You can move backwards with retreats and by simply walking or running, crossing your feet. But you are not allowed to cross your feet forwards. There is no physical reason for this rule; it was introduced by the international fencing federation (the ‘FIE’, or Fédération Internationale d’Escrime) after 1988 to stop some enterprising Germans from charging down their opponents and beating them into a pulp. Or so the rumour goes.
When you want to hit your opponent, advance into range, then hit them at the same time that you make a forwards ‘step’ to close the distance. A step is not the same as an advance; it is made with just the front foot, whereas an advance is a front step followed by a back step.
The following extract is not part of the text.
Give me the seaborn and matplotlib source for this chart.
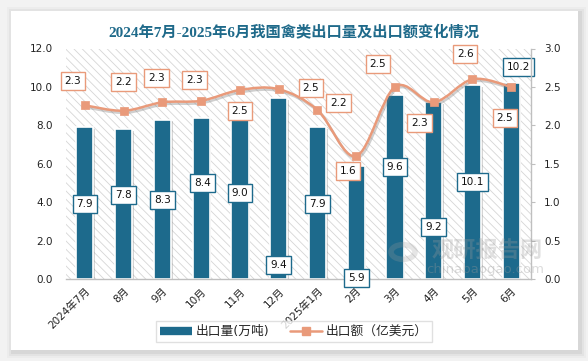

What range should you hit at? The range is however close you need to be to land the hit. Where possible, this is where you can hit your opponent with the biggest step you can launch, with a small error margin in case they move back. The ideal range is where you can comfortably hit without being so close that your opponent to counterattack you or pre-emptively hit your blade away, a ‘beat’. For most people this is about 2 metres away.
Against opponents who are fast or have long arms, you may not be able to reach them with your normal step. You can make your step fly further by adding a fast advance beforehand, to gain the momentum that extends your step by another half metre or so. If you make a huge step, and stay in an extended pose after you land, it is called a ‘lunge’. Add a preceding advance and it is an ‘advance-lunge’, the staple attack move in fencing.
And that’s it. That covers all the basic moves you need to fence sabre. There are, of course, thousands of other moves — skips and skitters, feints and flunges, disengages and cutovers — plus every variation and tactic and strategem that people have thought up in at least the last century since fencing stopped being a martial skill and became a martial sport.
But you now know everything you need to know to fence good, competent sabre. The rest of the sport is just detail.